New administrative comments on secret commission tax

The secret commission tax has set a lot of tongues wagging during the last years. According to the legislator that tax can only be imposed in exceptional cases. In a circular letter of 2015 the tax authorities somewhat opposed to the more flexible position of the legislator. In a new circular letter the tax authorities clarify their position and comply with the vision of the minister.

The secret commission tax since tax year 2015

Since tax year 2015 the secret commission tax is less severe. The taxation is no longer a punishment, but a compensation. Additionally, the tax can only be imposed in exceptional cases.

This philosophy is translated in the rule that no special taxation is imposed ...

When the income is reported in a tax return in due time by the beneficiary. This can be a Belgian or a foreign tax return.

When the beneficiary can be identified unmistakably within two years and six months starting on 1 January of the applicable tax year.

In the meantime, the tax rates were drastically reduced. The 'monster fine' was reduced from 309% to 103% (payments to individuals for which no payment slips were made) or 51,50% (payments to legal entities).

The special taxation remains deductible as professional expenditure, except for the non-reported payments.

Tax authorities do not (fully) follow the liberalization

Shortly after the change of the law, the tax authorities published a circular letter, mainly ignoring the new supple position. Most remarkable in the circular letter is the exception in case of unmistakable identification. According to the tax authorities this identification only excludes the special taxation in case of an explicit written agreement of the beneficiary to be taxed after all. This condition is not foreseen in the law and is added unjust by the tax authorities.

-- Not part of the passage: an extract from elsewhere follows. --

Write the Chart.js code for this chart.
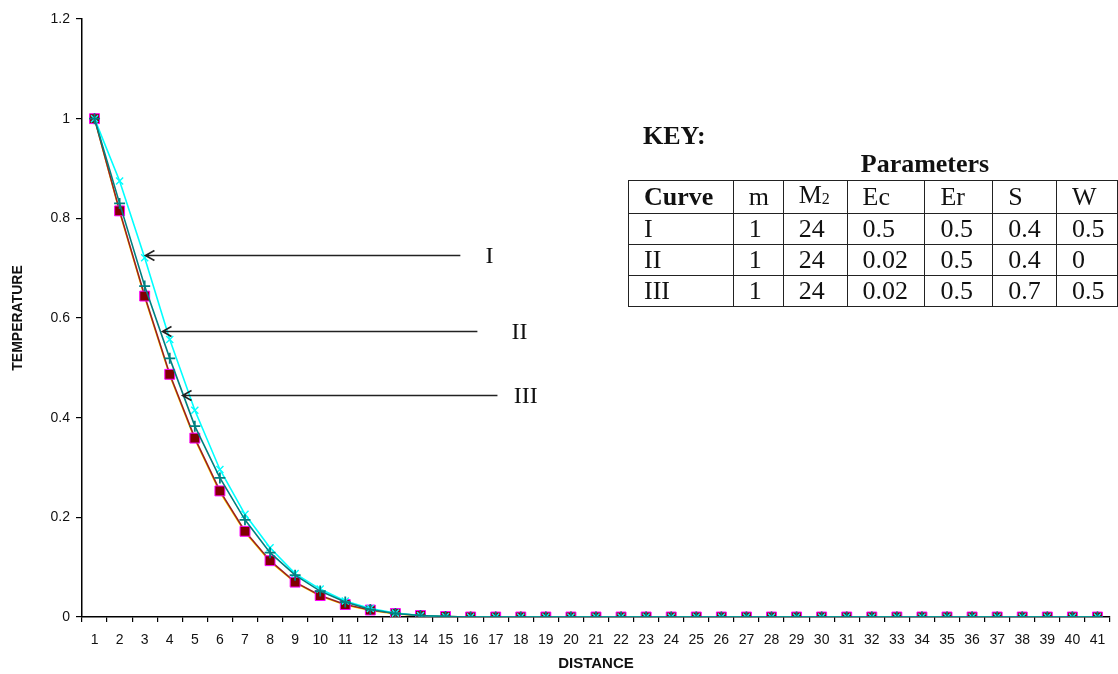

Additionally, the tax authorities write that the 51,50% rate for payments to legal entities only applies when the company can prove that the ultimate beneficiary is a legal entity. In essence the tax authorities ask that the company proves that the legal entity did not transfer the received secret commission to an individual. But also, this is not foreseen in the law.

A new circular letter in 2017: a new vision?

In April 2017, the tax authorities published a new circular letter on this topic.

The tax authorities still refer to the written agreement by the beneficiary. Luckily this time this is more nuanced by adding the words “for example”. The unmistakable identification can “for example” be made by a written agreement of the beneficiary. This sole word means that a written agreement is only one way to come to the unmistakable identification. Other possibilities exist. Therefore, the written agreement is no longer absolutely necessary. The tax authorities have changed their position on the vision which was already earlier defended by the minister of Finance in the Chamber.

The circular letter confirms that the secret commission tax remains deductible as professional expenditure, but adds that in case false or fictitious invoices are used to withdraw sums from the companies, the costs which are not accounted for should be reported under the disallowed expenses.